Erano riusciti a convincere milioni di italiani con la retorica dell’“uno vale uno” e della lotta alla “casta”. Ma non hanno potuto fare nulla quando coloro che componevano quella che era una scatola vuota, senza ideali, si sono rivelati e hanno svelato i loro veri piani. “Né di destra, né di sinistra” sbandierato come se questo fosse un vanto e invece è stata la loro condanna a morte. Una condanna firmata a inizio legislatura quando hanno venduto l’anima al diavolo alleandosi con Matteo Salvini.

Avrebbero potuto continuare a tenere la barra dritta e magari rimanere all’opposizione dell’ennesimo governo di “unità nazionale”, rafforzandosi ancora di più. Invece hanno scelto di cedere alle lusinghe che solo i palazzi ministeriali sanno fare. Una volta infranto il tabù delle alleanze, hanno provato a cavalcare l’ala destra del proprio elettorato rendendosi complici dei “decreti sicurezza” e lasciando persone innocenti in mezzo al mare per rincorrere i sondaggi. Quando poi Salvini ha fatto “all in” hanno deciso di allearsi con il Pd, sì proprio i loro acerrimi nemici, i protagonisti di tutte le invettive in campagna elettorale.

Inutile è stato fare leva sull’ala sinistra del proprio elettorato. Ormai il limite era stato valicato pur di continuare a rimanere incollati alle poltrone. Infine anche il sostegno al governo Draghi, massima espressione dei poteri forti, per evitare di lasciare qualche tabù integro.
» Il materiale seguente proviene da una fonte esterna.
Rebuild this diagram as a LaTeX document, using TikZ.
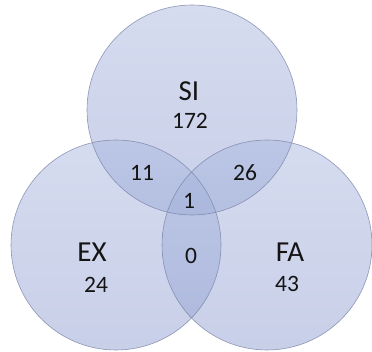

In tutti questi passaggi, colui che si è mosso nel migliore dei modi, da vero Gattopardo, è stato Luigi Di Maio che alla fine ha deciso anche di mollare quella scatola vuota con la dichiarazione finale che è uno schiaffo al principio fondante del Movimento.

Di Maio lascia il M5s ai minimi storici con il rischio che non torni in parlamento

“Uno non vale l’altro” ha detto il ministro degli Esteri che seguendo questa logica sarebbe ancora a Pomigliano in cerca di lavoro senza nemmeno una laurea e che invece ha collezionato ministeri di prestigio, vicepresidenza del Consiglio e della Camera. Niente male per un “bibitaro”. Una sorta di rivincita a discapito di coloro che gli avevano creduto. Con lui lo seguiranno una sessantina di parlamentari che formeranno il gruppo “Insieme per il futuro”. Di Maio lascia il M5s ai minimi storici a Giuseppe Conte, con il rischio di non rientrare in parlamento alle prossime elezioni.

Il democristiano Conte non è riuscito nel suo intento. Provare a rimettere il Movimento nell’area politica che più gli si addice. Quella della protesta, del continuo anti-governismo per provare a recuperare consensi. La gente lo ricorda accanto a Salvini prima e a Letta poi, e c’è un limite a tutto, anche alla creduloneria dell’elettorato italiano. Lo sanno tutti che è un democristiano proprio come Di Maio, solo meno furbo, e adesso si ritrova con una scatola vuota in mano. “Né di destra, né di sinistra”, appunto il niente in pratica.